Und nun siehe, Jehovah hat mich am Leben erhalten, wie Er geredet hat, diese fünfundvierzig Jahre, seit Jehovah dies Wort geredet hat zu Mose, da Israel in der Wüste zog, und nun siehe, ich bin diesen Tag fünfundachtzig Jahre alt.
11 Ik ben nog heden zo sterk, gelijk als ik was ten dage, toen Mozes mij uitzond; gelijk mijn kracht toen was, alzo is nu mijn kracht, tot den oorlog, en om uit te gaan, en om in te gaan.
Noch bin ich diesen Tag so stark, wie am Tage, da Mose mich sandte; wie meine Kraft war damals, so ist meine Kraft jetzt, zum Streit, zum Ausgang und zum Eingang.
12 En nu, geef mij dit gebergte, waarvan de HEERE te dien dage gesproken heeft; want gij hebt het te dienzelven dage gehoord, dat de Enakieten aldaar waren, en dat er grote vaste steden waren; of de HEERE met mij ware, dat ik hen verdreef, gelijk als de HEERE gesproken heeft.
Und nun, gib mir diesen Berg, davon Jehovah an selbigem Tag geredet hat. Denn du hast an demselben Tage gehört, daß Enakim dort sind, und große, feste Städte. Vielleicht ist Jehovah mit mir, daß ich sie austreibe, wie Jehovah geredet hat.

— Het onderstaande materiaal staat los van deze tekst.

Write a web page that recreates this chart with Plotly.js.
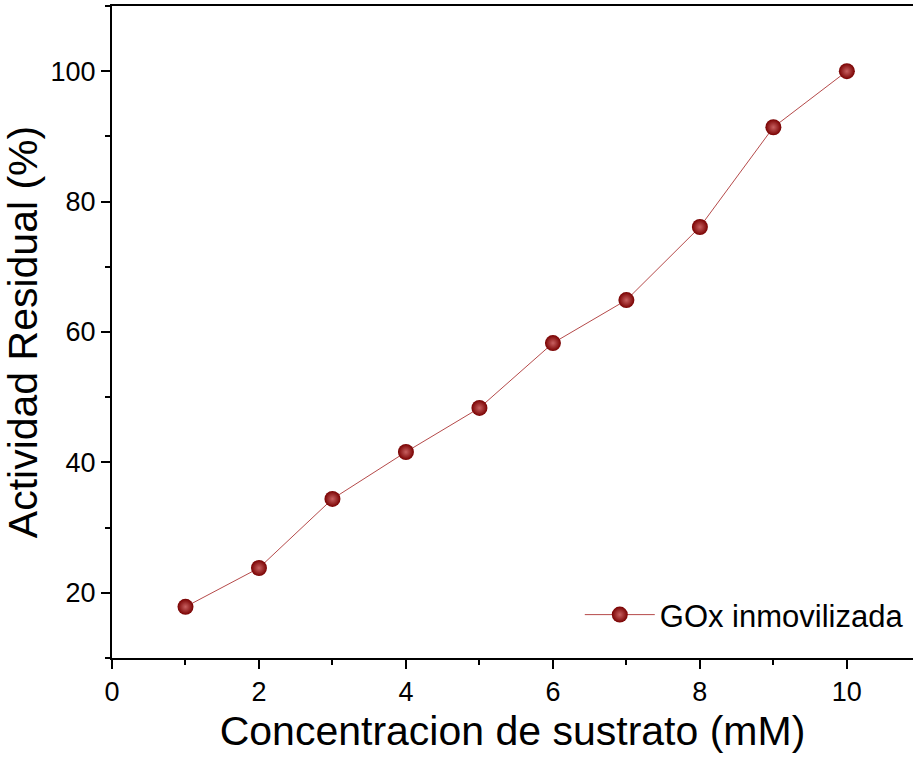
<!DOCTYPE html>
<html>
<head>
<meta charset="utf-8">
<script src="https://cdn.plot.ly/plotly-3.0.1.min.js"></script>
<style>html,body{margin:0;padding:0;background:#fff}#chart{width:913px;height:758px}</style>
</head>
<body>
<div id="chart"></div>
<script>
var concentracion = [1, 2, 3, 4, 5, 6, 7, 8, 9, 10];
var actividad = [17.85, 23.8, 34.4, 41.6, 48.35, 58.3, 64.9, 76.1, 91.4, 100];
var xTicks = [0, 2, 4, 6, 8, 10];
var yTicks = [20, 40, 60, 80, 100];
var serieNombre = 'GOx inmovilizada';

var trace = {
  x: concentracion,
  y: actividad,
  mode: 'lines+markers',
  type: 'scatter',
  name: serieNombre,
  line: {color: '#b54a4a', width: 1},
  marker: {
    size: 16,
    color: '#780000',
    gradient: {type: 'radial', color: '#c86060'},
    line: {width: 0}
  }
};

var fam = 'Liberation Sans, Arial, sans-serif';
var axisFont = {family: fam, size: 27, color: '#000'};

var layout = {
  width: 913,
  height: 758,
  margin: {l: 112, r: 0, t: 6, b: 100},
  paper_bgcolor: '#fff',
  plot_bgcolor: '#fff',
  showlegend: true,
  legend: {
    x: 0.584, y: 0.066, xanchor: 'left', yanchor: 'middle',
    itemwidth: 70,
    font: {family: fam, size: 31, color: '#000'},
    bgcolor: 'rgba(0,0,0,0)'
  },
  xaxis: {
    range: [0, 10.9],
    tickvals: xTicks,
    ticks: 'outside', ticklen: 9, tickwidth: 2, tickcolor: '#000',
    showline: true, linewidth: 2, linecolor: '#000', mirror: true,
    showgrid: false, zeroline: false,
    tickfont: axisFont,
    minor: {tickvals: [1, 3, 5, 7, 9], ticks: 'outside', ticklen: 5, tickwidth: 2, tickcolor: '#000', showgrid: false},
    title: {text: 'Concentracion de sustrato (mM)', font: {family: fam, size: 41, color: '#000'}, standoff: 10}
  },
  yaxis: {
    range: [10, 110],
    tickvals: yTicks,
    ticks: 'outside', ticklen: 9, tickwidth: 2, tickcolor: '#000',
    showline: true, linewidth: 2, linecolor: '#000',
    showgrid: false, zeroline: false,
    tickfont: axisFont,
    minor: {tickvals: [10, 30, 50, 70, 90, 110], ticks: 'outside', ticklen: 5, tickwidth: 2, tickcolor: '#000', showgrid: false},
    title: {text: 'Actividad Residual (%)', font: {family: fam, size: 41, color: '#000'}, standoff: 6}
  }
};

Plotly.newPlot('chart', [trace], layout, {displayModeBar: false, staticPlot: true});
</script>
</body>
</html>
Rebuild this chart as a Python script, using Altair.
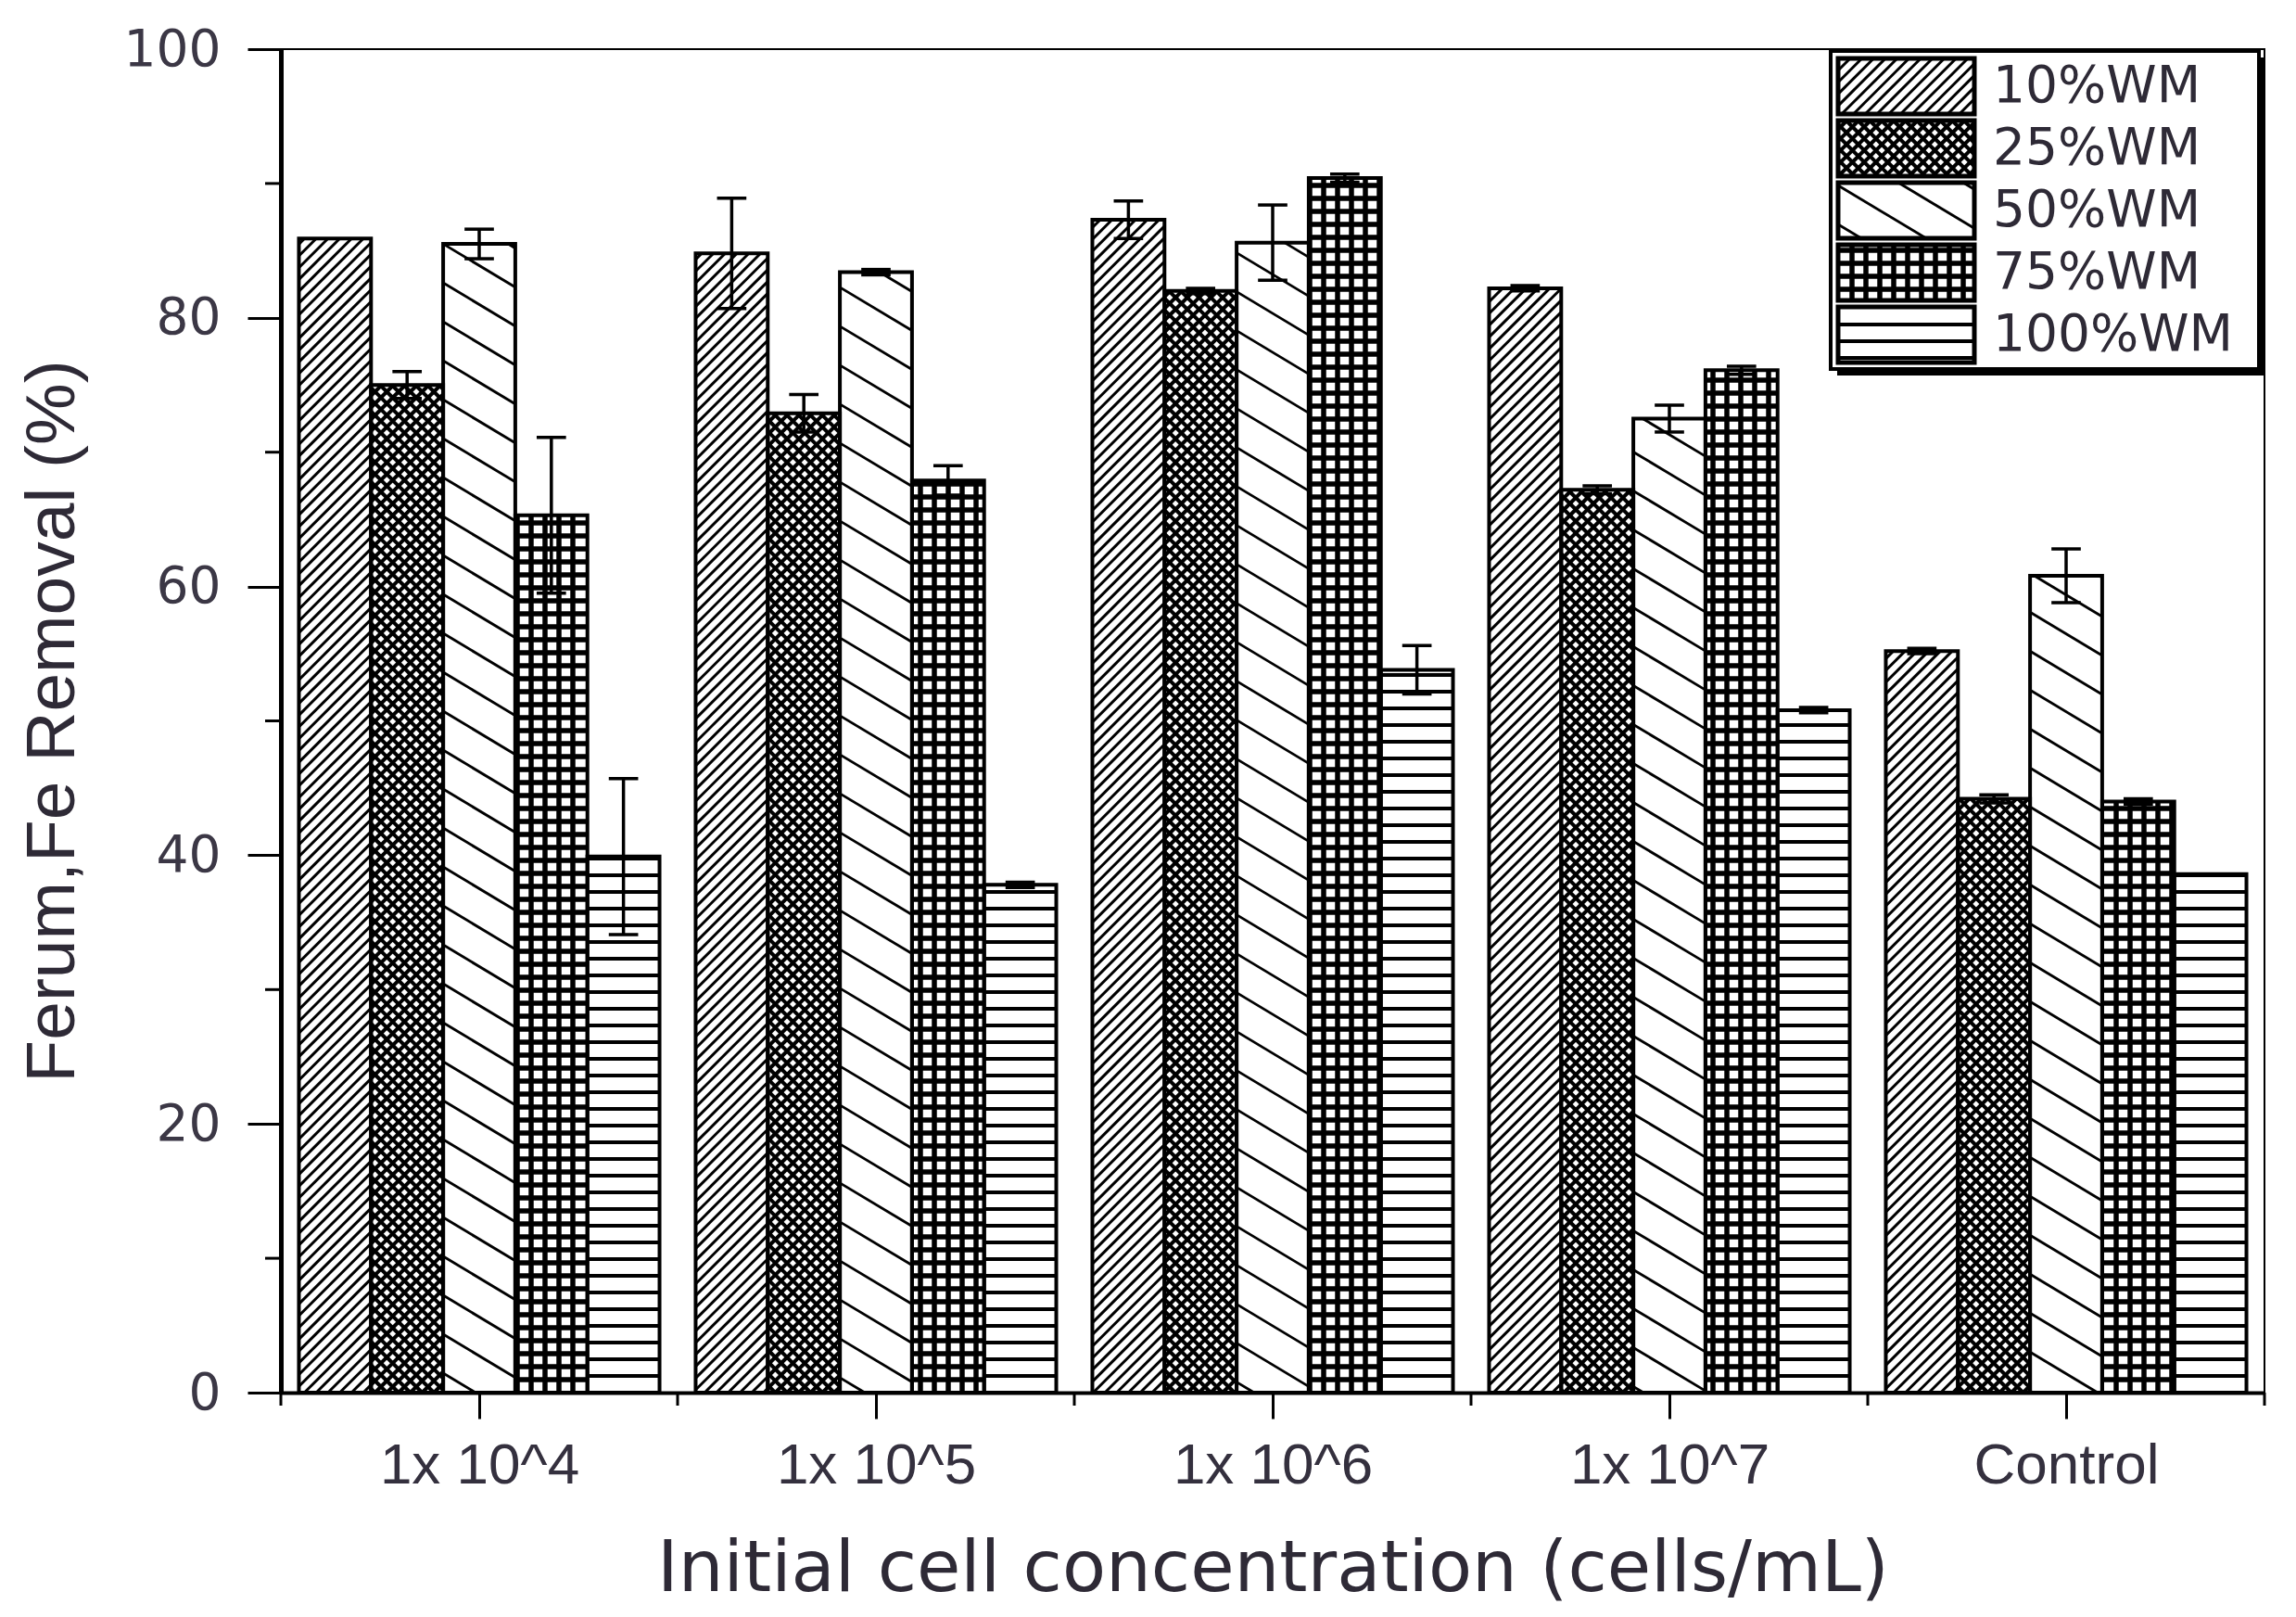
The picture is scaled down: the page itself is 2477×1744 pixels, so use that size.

13 Toen zegende hem Jozua, en hij gaf Kaleb, den zoon van Jefunne, Hebron ten erfdeel.
Und Joschua segnete ihn und gab Chebron dem Kaleb, dem Sohne Jephunnehs, zum Erbe.
14 Daarom werd Hebron aan Kaleb, den zoon van Jefunne, den Keneziet, ten erfdeel tot op dezen dag; omdat hij volhard had den HEERE, den God Israels, na te volgen.
Deshalb ward Chebron dem Kaleb, dem Sohne Jephunnehs, dem Kenissiten zum Erbe bis auf diesen Tag, darum, daß er Jehovah, dem Gotte Israels, völlig gefolgt.
15 De naam nu van Hebron was eertijds Kirjath-Arba, die een groot mens geweest is onder de Enakieten. En het land rustte van den krijg.
Und der Name Chebron war vordem Kirjath Arbah, eines Menschen, der groß war unter den Enakim; und das Land rastete vom Krieg.